If the goal of the Spanish university system is to act as a sort of babysitter service, allowing teenagers to live at home for a couple more years, before enjoying a life of unemployment and temporary contract jobs, then bravo! Good job Spain!
It wasn’t always like this, since in the “good old days” there weren’t that many universities in Spain and the competition was pretty strong, and you had to move to Madrid to study anything interesting. However, with the rise of the expensive fiction of the Autonomous communities (where we pretend that there are actually 17 autonomous regions, just so that it doesn’t look like the Basques and Catalans have some kind of special deal), universities have sprung up like mushrooms all around Spain.
In order to avoid traumatizing young students and asking them to perhaps move to another part of the country (and miss their mother’s tortilla, impossible!) during their studies, every one of these universities has to have every single department. The professors almost entirely consist of ex-PhDs of the same university and the minimum grade requirements are a joke. To make things worse, there is no incentive to finish university quickly, since it costs almost nothing and university get money from the government purely based on the number of students they have.
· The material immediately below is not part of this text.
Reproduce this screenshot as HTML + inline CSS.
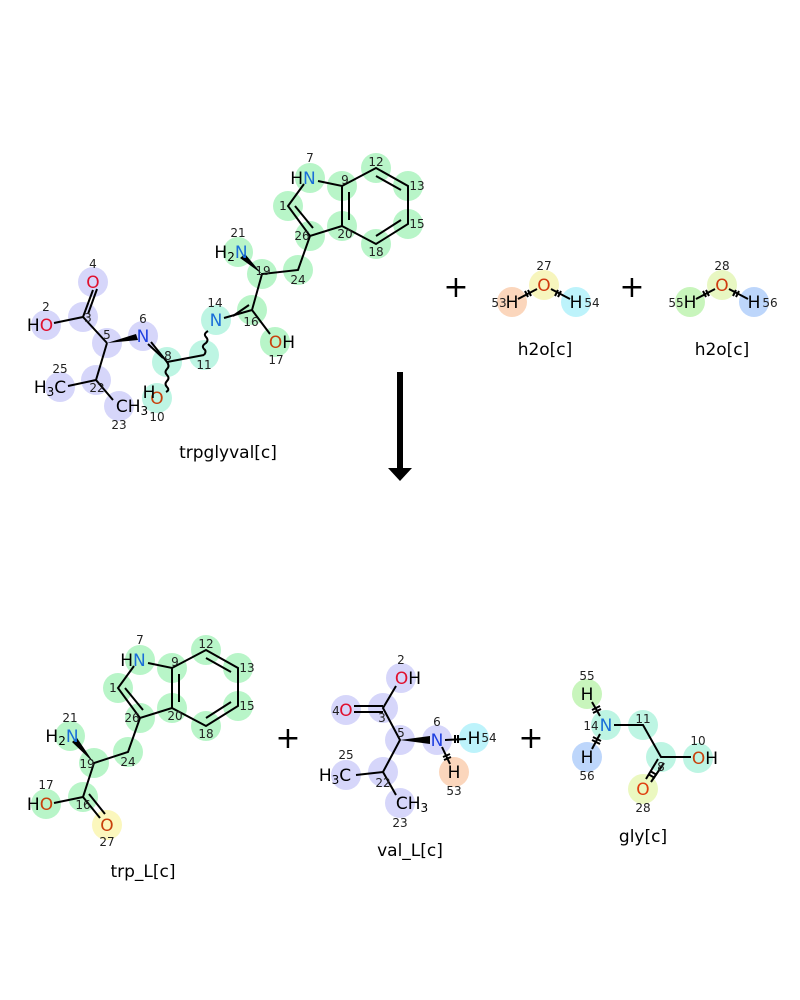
<!DOCTYPE html>
<html><head><meta charset="utf-8"><style>
html,body{margin:0;padding:0;background:#fff}
svg{display:block}
text{font-family:"DejaVu Sans","Liberation Sans",sans-serif}
.n{font-size:12px;fill:#222;text-anchor:middle}
.a{font-size:17px;text-anchor:middle}
.l{font-size:17px;text-anchor:middle;fill:#000}
.p{font-size:30px;text-anchor:middle;fill:#000}
.b{stroke:#000;stroke-width:2;fill:none}
circle{r:15px}
</style></head><body>
<svg width="800" height="1000" viewBox="0 0 800 1000" xmlns="http://www.w3.org/2000/svg">
<rect width="800" height="1000" fill="#fff"/>
<g>
<g fill="#b8f5c8">
<circle cx="310" cy="178" r="15"/><circle cx="342" cy="186" r="15"/><circle cx="376" cy="168" r="15"/>
<circle cx="408" cy="186" r="15"/><circle cx="408" cy="224" r="15"/><circle cx="376" cy="244" r="15"/>
<circle cx="342" cy="226" r="15"/><circle cx="310" cy="236" r="15"/><circle cx="288" cy="206" r="15"/>
<circle cx="298" cy="270" r="15"/><circle cx="262" cy="274" r="15"/><circle cx="238" cy="252" r="15"/>
<circle cx="252" cy="310" r="15"/><circle cx="275" cy="342" r="15"/>
</g>
<g fill="#bdf5e3">
<circle cx="216" cy="320" r="15"/><circle cx="204" cy="355" r="15"/><circle cx="167" cy="362" r="15"/><circle cx="157" cy="398" r="15"/>
</g>
<g fill="#d6d6fa">
<circle cx="143" cy="336" r="15"/><circle cx="107" cy="343" r="15"/><circle cx="83" cy="317" r="15"/>
<circle cx="93" cy="282" r="15"/><circle cx="46" cy="325" r="15"/><circle cx="96" cy="380" r="15"/>
<circle cx="60" cy="387" r="15"/><circle cx="119" cy="406" r="15"/>
</g>
<path class="b" d="M318,181 L342,186 L376,168 L408,186 L408,224 L376,244 L342,226 L342,186 M342,226 L310,236 L288,206 L304,184 M310,236 L298,270 L262,274 L252,310 L270,334 M252,310 L224,318 M204,355 L167,362 L151,342 M107,343 L83,317 L54,323 M83,317 L93,290 M107,343 L96,380 L68,386 M96,380 L113,400"/>
<path class="b" d="M349,192 L349,220 M376,176 L401,190 M401,220 L376,236 M313,228 L295,206 M233,316 L249,305 M88,314 L97,289 M148,344 L163,358"/>
<path fill="#000" d="M107,343 L136,334 L138,340 Z"/>
<path fill="#000" d="M262,274 L240,258 L245,254 Z"/>
<path class="b" stroke-width="1.5" d="M204,355 q3,-4 0,-6 q-3,-3 2,-6 q3,-3 0,-6 q-3,-3 2,-6 M167,362 q3,4 0,7 q-3,3 0,6 q3,3 0,6 q-3,3 0,6 q3,3 -1,5"/>
<text class="a" x="303" y="184" fill="#000">H<tspan fill="#1a6ed8">N</tspan></text>
<text class="a" x="231" y="258" fill="#000">H<tspan font-size="12" dy="3">2</tspan><tspan dy="-3" fill="#1a6ed8">N</tspan></text>
<text class="a" x="216" y="326" fill="#1a6ed8">N</text>
<text class="a" x="282" y="348" fill="#000"><tspan fill="#c8400c">O</tspan>H</text>
<text class="a" x="157" y="404" fill="#c8400c">O</text>
<text class="a" x="149" y="398" fill="#000">H</text>
<text class="a" x="143" y="342" fill="#2040e0">N</text>
<text class="a" x="93" y="288" fill="#e0102e">O</text>
<text class="a" x="40" y="331" fill="#000">H<tspan fill="#e0102e">O</tspan></text>
<text class="a" x="50" y="393" fill="#000">H<tspan font-size="12" dy="3">3</tspan><tspan dy="-3">C</tspan></text>
<text class="a" x="132" y="412" fill="#000">CH<tspan font-size="12" dy="3">3</tspan></text>
<text class="n" x="310" y="162">7</text><text class="n" x="345" y="184">9</text>
<text class="n" x="376" y="166">12</text><text class="n" x="417" y="190">13</text><text class="n" x="417" y="228">15</text>
<text class="n" x="376" y="256">18</text><text class="n" x="345" y="238">20</text><text class="n" x="302" y="240">26</text>
<text class="n" x="283" y="210">1</text><text class="n" x="298" y="284">24</text><text class="n" x="263" y="275">19</text>
<text class="n" x="238" y="237">21</text><text class="n" x="251" y="326">16</text><text class="n" x="276" y="364">17</text>
<text class="n" x="215" y="307">14</text><text class="n" x="204" y="369">11</text><text class="n" x="168" y="360">8</text>
<text class="n" x="157" y="421">10</text><text class="n" x="143" y="323">6</text><text class="n" x="107" y="339">5</text>
<text class="n" x="88" y="322">3</text><text class="n" x="93" y="268">4</text><text class="n" x="46" y="311">2</text>
<text class="n" x="97" y="392">22</text><text class="n" x="60" y="373">25</text><text class="n" x="119" y="429">23</text>
<text class="l" x="228" y="458">trpglyval[c]</text>
</g>
<text class="p" x="456" y="297">+</text>
<text class="p" x="632" y="297">+</text>
<circle cx="512" cy="302" r="15" fill="#fbd6bc"/><circle cx="544" cy="285" r="15" fill="#f7f5bd"/><circle cx="576" cy="302" r="15" fill="#bdf3fb"/>
<path class="b" d="M518,299 L537,289 M551,289 L570,299 M525,291 l3,6 M528,290 l3,6 M558,290 l-3,6 M561,291 l-3,6" stroke-width="1.5"/>
<text class="a" x="512" y="308" fill="#000">H</text><text class="a" x="544" y="291" fill="#d03a10">O</text><text class="a" x="576" y="308" fill="#000">H</text>
<text class="n" x="499" y="307">53</text><text class="n" x="544" y="270">27</text><text class="n" x="592" y="307">54</text>
<text class="l" x="545" y="355">h2o[c]</text>
<circle cx="690" cy="302" r="15" fill="#c8f5bc"/><circle cx="722" cy="285" r="15" fill="#e8f7c2"/><circle cx="754" cy="302" r="15" fill="#bdd6fb"/>
<path class="b" d="M696,299 L715,289 M729,289 L748,299 M703,291 l3,6 M706,290 l3,6 M736,290 l-3,6 M739,291 l-3,6" stroke-width="1.5"/>
<text class="a" x="690" y="308" fill="#000">H</text><text class="a" x="722" y="291" fill="#d03a10">O</text><text class="a" x="754" y="308" fill="#000">H</text>
<text class="n" x="676" y="307">55</text><text class="n" x="722" y="270">28</text><text class="n" x="770" y="307">56</text>
<text class="l" x="722" y="355">h2o[c]</text>
<rect x="397" y="372" width="6" height="97" fill="#000"/>
<path d="M388,468 L412,468 L400,481 Z" fill="#000"/>
<g transform="translate(-170,482)">
<g fill="#b8f5c8">
<circle cx="310" cy="178" r="15"/><circle cx="342" cy="186" r="15"/><circle cx="376" cy="168" r="15"/>
<circle cx="408" cy="186" r="15"/><circle cx="408" cy="224" r="15"/><circle cx="376" cy="244" r="15"/>
<circle cx="342" cy="226" r="15"/><circle cx="310" cy="236" r="15"/><circle cx="288" cy="206" r="15"/>
<circle cx="298" cy="270" r="15"/><circle cx="264" cy="281" r="15"/><circle cx="240" cy="254" r="15"/>
<circle cx="253" cy="315" r="15"/><circle cx="216" cy="322" r="15"/>
</g>
<circle cx="277" cy="343" r="15" fill="#fbf7bd"/>
<path class="b" d="M318,181 L342,186 L376,168 L408,186 L408,224 L376,244 L342,226 L342,186 M342,226 L310,236 L288,206 L304,184 M310,236 L298,270 L264,281 L253,315 L224,321 M349,192 L349,220 M376,176 L401,190 M401,220 L376,236 M313,228 L295,206 M253,315 L270,336 M259,312 L275,332"/>
<path fill="#000" d="M264,281 L242,260 L247,256 Z"/>
<text class="a" x="303" y="184" fill="#000">H<tspan fill="#1a6ed8">N</tspan></text>
<text class="a" x="232" y="260" fill="#000">H<tspan font-size="12" dy="3">2</tspan><tspan dy="-3" fill="#1a6ed8">N</tspan></text>
<text class="a" x="210" y="328" fill="#000">H<tspan fill="#c8400c">O</tspan></text>
<text class="a" x="277" y="349" fill="#c8400c">O</text>
<text class="n" x="310" y="162">7</text><text class="n" x="345" y="184">9</text>
<text class="n" x="376" y="166">12</text><text class="n" x="417" y="190">13</text><text class="n" x="417" y="228">15</text>
<text class="n" x="376" y="256">18</text><text class="n" x="345" y="238">20</text><text class="n" x="302" y="240">26</text>
<text class="n" x="283" y="210">1</text><text class="n" x="298" y="284">24</text><text class="n" x="257" y="286">19</text>
<text class="n" x="240" y="240">21</text><text class="n" x="253" y="327">16</text><text class="n" x="216" y="307">17</text>
<text class="n" x="277" y="364">27</text>
</g>
<text class="l" x="143" y="877">trp_L[c]</text>
<text class="p" x="288" y="748">+</text>
<text class="p" x="531" y="748">+</text>
<g fill="#d6d6fa">
<circle cx="401" cy="678" r="15"/><circle cx="383" cy="708" r="15"/><circle cx="346" cy="710" r="15"/>
<circle cx="400" cy="740" r="15"/><circle cx="437" cy="740" r="15"/><circle cx="383" cy="772" r="15"/>
<circle cx="346" cy="775" r="15"/><circle cx="400" cy="803" r="15"/>
</g>
<circle cx="474" cy="738" r="15" fill="#bdf3fb"/><circle cx="454" cy="772" r="15" fill="#fbd6bc"/>
<path class="b" d="M396,686 L383,708 L400,740 L383,772 L356,775 M383,772 L396,795 M383,706 L354,706 M383,712 L354,712 M445,740 L466,739 M442,747 L450,764 M455,735 l0,8 M458,735 l0,8 M443,757 l7,-3 M444,760 l7,-3"/>
<path fill="#000" d="M400,740 L430,736 L430,744 Z"/>
<text class="a" x="408" y="684" fill="#000"><tspan fill="#e0102e">O</tspan>H</text>
<text class="a" x="346" y="716" fill="#e0102e">O</text>
<text class="a" x="437" y="746" fill="#2040e0">N</text>
<text class="a" x="474" y="744" fill="#000">H</text>
<text class="a" x="454" y="778" fill="#000">H</text>
<text class="a" x="335" y="781" fill="#000">H<tspan font-size="12" dy="3">3</tspan><tspan dy="-3">C</tspan></text>
<text class="a" x="412" y="809" fill="#000">CH<tspan font-size="12" dy="3">3</tspan></text>
<text class="n" x="401" y="664">2</text><text class="n" x="382" y="722">3</text><text class="n" x="336" y="715">4</text>
<text class="n" x="401" y="737">5</text><text class="n" x="437" y="726">6</text><text class="n" x="489" y="742">54</text>
<text class="n" x="454" y="795">53</text><text class="n" x="383" y="787">22</text><text class="n" x="346" y="759">25</text>
<text class="n" x="400" y="827">23</text>
<text class="l" x="410" y="856">val_L[c]</text>
<circle cx="587" cy="694" r="15" fill="#c8f5bc"/><circle cx="587" cy="757" r="15" fill="#bdd6fb"/>
<g fill="#bdf5e3"><circle cx="606" cy="725" r="15"/><circle cx="643" cy="725" r="15"/><circle cx="661" cy="757" r="15"/><circle cx="698" cy="758" r="15"/></g>
<circle cx="643" cy="789" r="15" fill="#ebf8c0"/>
<path class="b" d="M614,725 L643,725 L661,757 L691,757 M592,702 L600,716 M592,749 L600,734 M658,759 L646,779 M664,763 L651,782"/>
<path class="b" stroke-width="1.5" d="M592,710 l8,-4 M593,713 l8,-4 M592,740 l8,4 M593,737 l8,4 M650,771 l7,4 M648,774 l7,4"/>
<text class="a" x="587" y="700" fill="#000">H</text><text class="a" x="587" y="763" fill="#000">H</text>
<text class="a" x="606" y="731" fill="#1a6ed8">N</text>
<text class="a" x="705" y="764" fill="#000"><tspan fill="#c8400c">O</tspan>H</text>
<text class="a" x="643" y="795" fill="#e04010">O</text>
<text class="n" x="587" y="680">55</text><text class="n" x="587" y="780">56</text><text class="n" x="591" y="730">14</text>
<text class="n" x="643" y="723">11</text><text class="n" x="661" y="771">8</text><text class="n" x="698" y="745">10</text>
<text class="n" x="643" y="812">28</text>
<text class="l" x="643" y="842">gly[c]</text>
</svg>
</body></html>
Now I understand a bit better why the other parents at our school don’t really seem to give a shit about the grades their kids get. Seriously, what’s the point? As long as they can somehow manage to pass their courses at the 10th try, they’re good to go. The dream isn’t that the children will get a PhD from Harvard (that would be seen as almost a failure, especially it results in the kids not living next door to the parents), but instead that the kids will get a job as a government functionary, impossible to fire as long as they show up to work on time.
2 comments:
Even in and around Barcelona, I think students prefer they local university to the good one downtown, since they don't have to commute...
Dude, you are full of hate. People here can't afford the amounts that some americans can in order to send their children to college.
Right now I'm starting engineering, and I can tell you, with the current public prices, is more than enough to urge you to finish it quickly.